People make huge sweeping changes every single day. They don’t do it because they’re forced to; they do it because they want to. The change people don’t like is change that is thrust upon us and that has no clear benefit for us.
In the work world we often assume people’s resistance to new programs and ideas is because they can’t handle change. More often than not, intelligent people resist change because they don’t want to do a lot of work for something that does not matter to them.
A friend of mine, Gill, told me about how their company approached a recent reorganization. They held a big meeting to tell everyone about their plans. Senior leadership laid out the new structure. They discussed the efficiencies the company would gain, and how it would better them in the marketplace. Leadership closed by emphasizing the anticipated increase in earning and share price.

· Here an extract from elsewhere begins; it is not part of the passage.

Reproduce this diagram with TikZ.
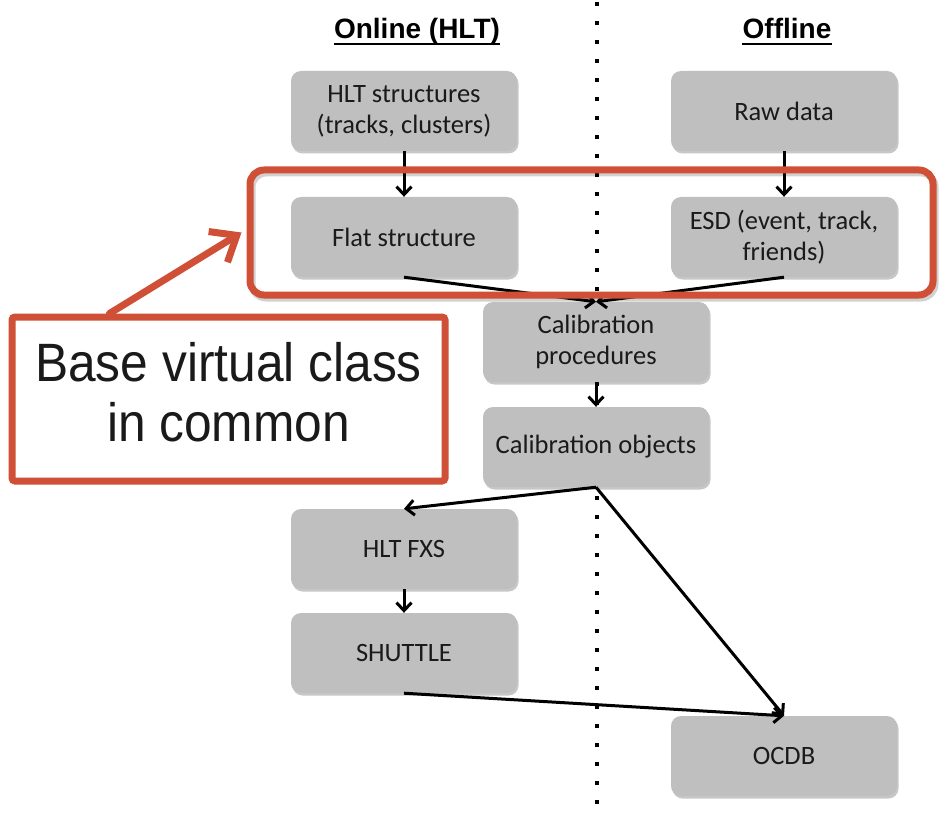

Gill attended the meeting with all of his direct reports. His team was clearly less than delighted by the changes. They left the meeting grumbling, and by the time they got back to their area, the grumbles turned into full throttled complaints.
This is going to be soooo much work.
This is pointless. I bet some consultant sold them on this.

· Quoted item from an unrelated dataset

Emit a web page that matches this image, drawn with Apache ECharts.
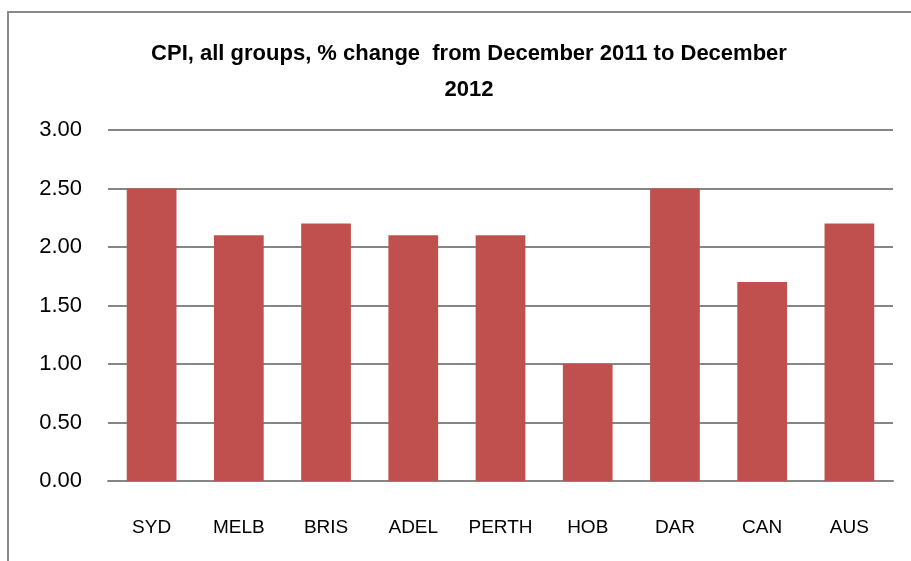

After hearing the complaints, Gill thought, “HR told me this would probably happen. People don’t like change.” As a well-intentioned leader, he thought his job was to help people cope with the change.

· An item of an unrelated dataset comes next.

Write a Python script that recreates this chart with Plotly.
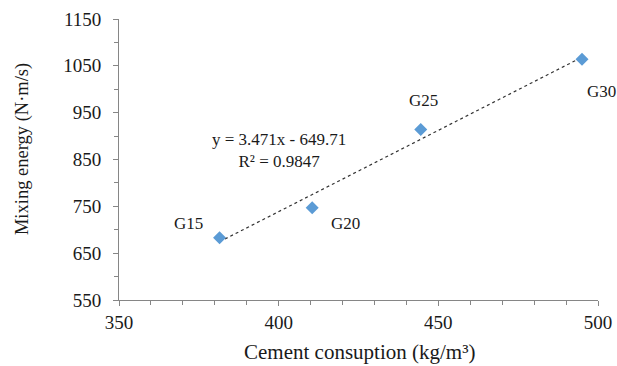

But the problem wasn’t that his people couldn’t handle change. The problem was the senior leaders hadn’t outlined any clear benefits for anyone other than shareholders. Meanwhile people’s jobs and lives would be turned upside down.
It’s nice to think that everyone is all in to improve the company. But it’s naïve to believe employees will happily jump through hoops to increase share price. Even when employees own stock in the company, dandling a potential future earnings increase doesn’t win hearts and minds.
Talk to any kid whose parents have divorced and they’ll tell you: making my life harder so your life can get better is not a change anyone in their mind gets excited about.
When people hear about a change, the first things they think are, why is this happening and how is this going to affect me?
In Gills’ case, he figured out quickly, he needed to level with people. The truth was, if the company didn’t change, their competition would clean their clock. Gill was also honest about how much work it was going to be. He said, “It’s going to be chaotic for the next month. Then for the month after, when we’re working out the kinks it will likely still be harder than normal. By month three things should start to get easier.”
When you sugarcoat things, people are less likely to trust you. Whether you’re telling your kids you’re moving, or telling your team the company is reorganizing, be honest. If it’s going to be hard, tell them.
People can and do adapt to change, especially when the leaders consider the team’s perspective.